You may have heard this before, but the National Basketball Association is a make-or-miss league. Some nights, the ball goes in the basket, while other nights it rattles around the rim and pops out. Whether that 29.5-inch spherical ball goes into a 56.5-inch goal determines the outcome of games, and thus the perception of players.
That isn’t always the only thing that tells whole picture, though.
This sentiment may apply most to LeVert. Last Friday, he played a nearly flawless game that resulted in 41 points on 12-of-21 shooting and seven assists. It was easily the best game he’s played since the team traded for him back in February. On Sunday night, LeVert finished a win against the Knicks with one point – that came on a technical free throw – on 0-of-9 shooting. It wasn’t LeVert’s shining moment or a box score that he’ll want to remember.
But it’s a night that happens. Being successful in the NBA is more than just scoring, and even on the nights when LeVert hasn’t been able to impact the game as well as he or the Cavs would like in terms of his final stat line, he’s been able to put his fingerprint on the game in other ways.
This season, LeVert has consistently made winning plays for the Cavs. He’s done the dirty work on both ends of the floor. Even on the night he scored 41 points in Boston, it wasn’t just about scoring.
“He’s not being a selfish, ball-dominant scorer,” head coach J.B. Bickerstaff said the day after LeVert’s 41-point performance against the Celtics. “Even the fact that he had 40, to get the seven assists, he was just making the right play. Sometimes the play was to shoot it. But when they brought bodies to him and his teammates were open, he made the right play and found the assist. He played a complete floor game last night and just happened to have 41 points to go with it.”
The way LeVert has been most impressive this season on the offensive end of the floor has been his ability to share the basketball with others and create easy scoring opportunities for others. Through the first seven games of the season, LeVert is averaging a career-high 6.3 assists per game. The sample size is small, of course, but the number may not even live up to the eye test for how good he’s been in that area.

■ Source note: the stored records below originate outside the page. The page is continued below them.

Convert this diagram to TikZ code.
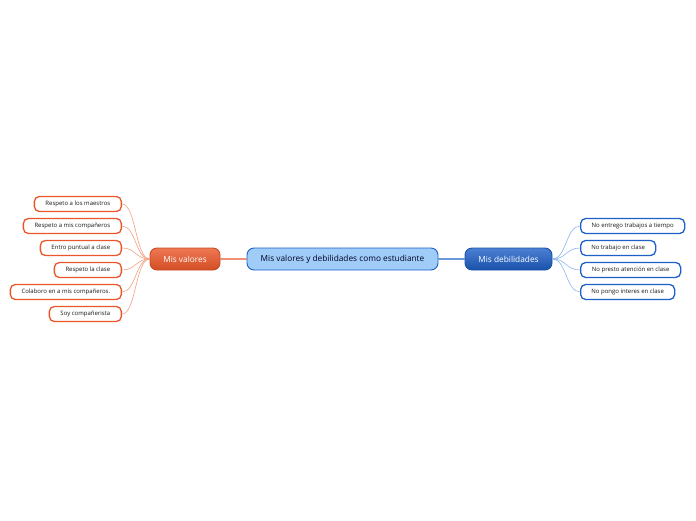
\documentclass[tikz,border=0pt]{standalone}
\usepackage{fontspec}
\setmainfont{Open Sans}
\usepackage{tikz}
\usetikzlibrary{positioning}
\definecolor{vlc}{RGB}{234,86,40}
\definecolor{vll}{RGB}{242,160,128}
\definecolor{dbc}{RGB}{30,96,200}
\definecolor{dbl}{RGB}{140,180,236}
\definecolor{cnf}{RGB}{160,204,248}
\begin{document}
\begin{tikzpicture}[x=1pt,y=-1pt,line join=round,
  topic/.style={rounded corners=7pt,line width=0.9pt,minimum height=22pt,inner sep=0pt,font=\fontsize{8.3}{9}\selectfont},
  leafv/.style={draw=vlc,fill=white,rounded corners=5pt,line width=1.3pt,minimum height=15pt,inner sep=0pt,anchor=east,text=black!90,font=\fontsize{6}{7}\selectfont},
  leafd/.style={leafv,draw=dbc,anchor=west},
  linkv/.style={draw=vll,line width=0.6pt},
  linkd/.style={draw=dbl,line width=0.6pt}]
  \useasboundingbox (0,0) rectangle (696,520);
  \node[topic,draw=vlc!85!black,top color=vlc!80!white,bottom color=vlc!90!black,text=white,minimum width=70pt] (mv) at (185,259) {Mis valores};
  \node[topic,draw=dbc!85!black,top color=dbc!80!white,bottom color=dbc!85!black,text=white,minimum width=87pt] (md) at (508.5,259) {Mis debilidades};
  \node[topic,draw=dbc,fill=cnf,text=black!85!blue,minimum width=191pt] (cen) at (342.5,259) {Mis valores y debilidades como estudiante};
  % left side
  \node[leafv,minimum width=87pt] (v1) at (122,204) {Respeto a los maestros};
  \node[leafv,minimum width=98pt] (v2) at (122,226) {Respeto a mis compañeros};
  \node[leafv,minimum width=81pt] (v3) at (122,248) {Entro puntual a clase};
  \node[leafv,minimum width=67pt] (v4) at (122,270) {Respeto la clase};
  \node[leafv,minimum width=111pt] (v5) at (122,292) {Colaboro en a mis compañeros.};
  \node[leafv,minimum width=72pt] (v6) at (122,314) {Soy compañerista};
  \foreach \k in {v1,v2,v3,v4,v5,v6}
    \draw[linkv] (mv.west) .. controls +(-14,0) and +(14,0) .. (\k.east);
  % right side
  \node[leafd,minimum width=104pt] (d1) at (580,226) {No entrego trabajos a tiempo};
  \node[leafd,minimum width=75pt] (d2) at (580,248) {No trabajo en clase};
  \node[leafd,minimum width=100pt] (d3) at (580,270) {No presto atención en clase};
  \node[leafd,minimum width=94pt] (d4) at (580,292) {No pongo interes en clase};
  \foreach \k in {d1,d2,d3,d4}
    \draw[linkd] (md.east) .. controls +(14,0) and +(-14,0) .. (\k.west);
  \draw[vlc,line width=1.1pt] (mv.east) -- ([yshift=0.01pt]cen.west);
  \draw[dbc,line width=1.1pt] (cen.east) -- ([yshift=0.01pt]md.west);
\end{tikzpicture}
\end{document}
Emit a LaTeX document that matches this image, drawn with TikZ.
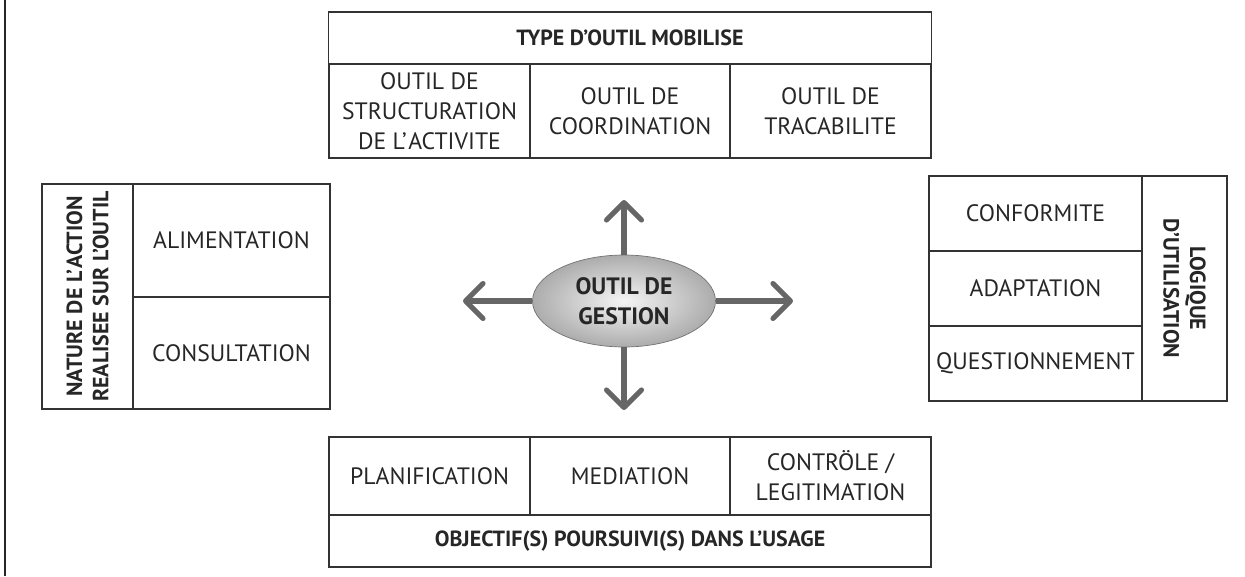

There are going to be nights where LeVert shoots the ball well, but even on the nights he doesn’t he’s still found a way to positively impact the team on that end of the floor. He’s been the player that the Cavaliers envisioned when they traded for him last February.
According to Second Spectrum, LeVert is averaging 9.6 potential assists per game and creating 16.1 points per game for others. His play making has been needed while Garland was out. One of the interesting things to follow with Garland back on the floor is what his role becomes as the third ballhandler instead of the second one behind Mitchell.
If the start to this season is any indication, LeVert will adjust accordingly and continue to make a positive impact for the Cavs no matter what he’s asked to do.